If you made a loss in one or both of the accounting periods for the transition year, the calculation of the profits taxable or losses allowable for 2023/24 is trickier.
Losses
Because the standard and transition element are derived from two separate accounting periods, your overall position might include a combination of two profitable periods, a profit and a loss (in either order), or two loss-making periods. The tax consequences of this depend on which element the loss relates to, and whether there is an overall taxable profit or loss for 2023/24.
Overall profit
If there’s an overall profit made up of a loss for the standard element and a profit in the transition element, the net profit, known as the “additional” profit, is taxable for 2023/24. Remember, as mentioned in our previous article, you must deduct overlap relief from the aggregate of the elements to arrive at the taxable profit.
If there’s an overall profit for 2023/24 you can spread the tax on the additional profit over five years. But spreading isn’t allowed if the additional profit is made up of profit in the standard element and a loss in the transition element.
Overall loss
If the sum for the standard and transition elements shows an overall loss, the tax consequences depend on whether the deduction of overlap relief causes the loss or just increases it. The part of the loss attributable to overlap relief qualifies for special loss relief, known as terminal loss relief.

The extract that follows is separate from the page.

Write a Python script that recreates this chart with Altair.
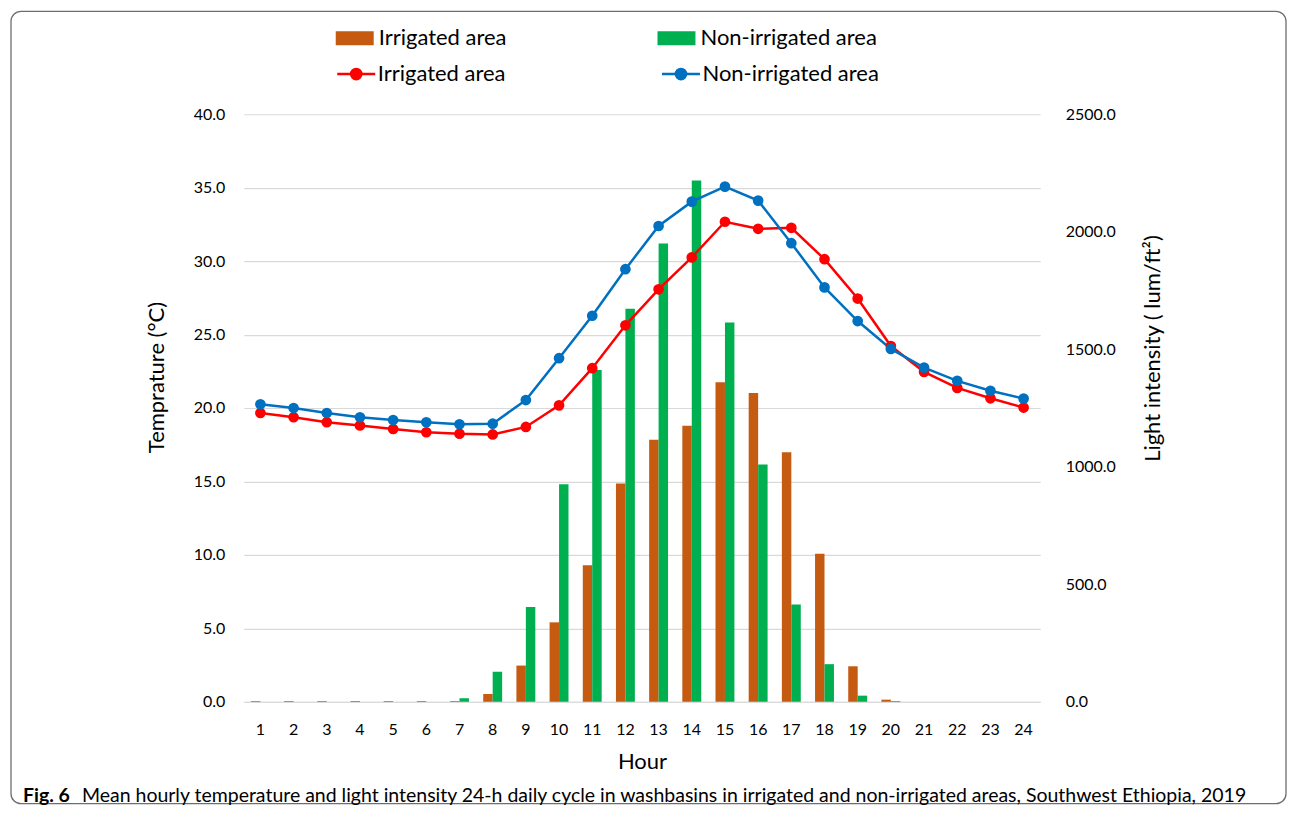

Example. Terry prepares his return for 2023/24. He has a “standard” profit of £3,000, and a “transition” loss of £4,500 before overlap relief. His overlap relief entitlement is £1,000, giving an overall loss of £2,500 for 2023/24. As £1,000 of this is attributable to overlap relief, it can be treated as a terminal loss. The remaining £1,500 can be relieved in the same way as general trading losses (sideways, carried forward, etc). Note. If the transition loss before overlap relief in the example was only £2,500, the terminal loss would be restricted to £500 of the overall loss.